**Task statement:** Reproduce the listing word for word. Skip any image.

**Raw data:**
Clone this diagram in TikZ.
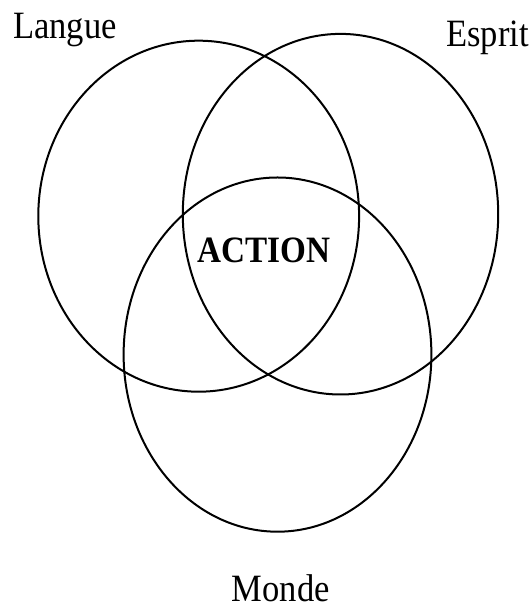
\documentclass[tikz,border=0pt]{standalone}
\usepackage{fontspec}
\setmainfont{Liberation Serif}
\usepackage{tikz}
\usetikzlibrary{positioning}
\tikzset{
  % one of the three sets
  setring/.style={draw=black, line width=1.5pt},
  % name of a set
  setlabel/.style={anchor=base, inner sep=0pt, font=\fontsize{25.9}{30}\selectfont},
  % word in the common part
  corelabel/.style={anchor=base, inner sep=0pt, font=\fontsize{24.9}{30}\selectfont\bfseries},
}
\newcommand{\tall}[1]{\scalebox{1}[1.12]{#1}}

\begin{document}
\begin{tikzpicture}[x=0.75pt, y=0.75pt]
  \useasboundingbox (0,0) rectangle (530,606);

  % ── the three sets ──
  \draw[setring] (198.7,389.8) ellipse [x radius=160.4, y radius=175.5];
  \draw[setring] (340.5,391.8) ellipse [x radius=157.7, y radius=180.3];
  \draw[setring] (277.5,251.4) ellipse [x radius=153.9, y radius=177.1];

  % ── names ──
  \node[setlabel] (langue) at (65,567.7) {\tall{Langue}};
  \node[setlabel] (esprit) at (487.5,559.3) {\tall{Esprit}};
  \node[setlabel] (monde) at (280.8,4.3) {\tall{Monde}};
  \node[corelabel] (action) at (263.7,343.3) {\tall{ACTION}};

\end{tikzpicture}
\end{document}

**Solution to this task:**
Clone this diagram in TikZ.
\documentclass[tikz,border=0pt]{standalone}
\usepackage{fontspec}
\setmainfont{Liberation Serif}
\usepackage{tikz}
\usetikzlibrary{positioning}
\tikzset{
  % one of the three sets
  setring/.style={draw=black, line width=1.5pt},
  % name of a set
  setlabel/.style={anchor=base, inner sep=0pt, font=\fontsize{25.9}{30}\selectfont},
  % word in the common part
  corelabel/.style={anchor=base, inner sep=0pt, font=\fontsize{24.9}{30}\selectfont\bfseries},
}
\newcommand{\tall}[1]{\scalebox{1}[1.12]{#1}}

\begin{document}
\begin{tikzpicture}[x=0.75pt, y=0.75pt]
  \useasboundingbox (0,0) rectangle (530,606);

  % ── the three sets ──
  \draw[setring] (198.7,389.8) ellipse [x radius=160.4, y radius=175.5];
  \draw[setring] (340.5,391.8) ellipse [x radius=157.7, y radius=180.3];
  \draw[setring] (277.5,251.4) ellipse [x radius=153.9, y radius=177.1];

  % ── names ──
  \node[setlabel] (langue) at (65,567.7) {\tall{Langue}};
  \node[setlabel] (esprit) at (487.5,559.3) {\tall{Esprit}};
  \node[setlabel] (monde) at (280.8,4.3) {\tall{Monde}};
  \node[corelabel] (action) at (263.7,343.3) {\tall{ACTION}};

\end{tikzpicture}
\end{document}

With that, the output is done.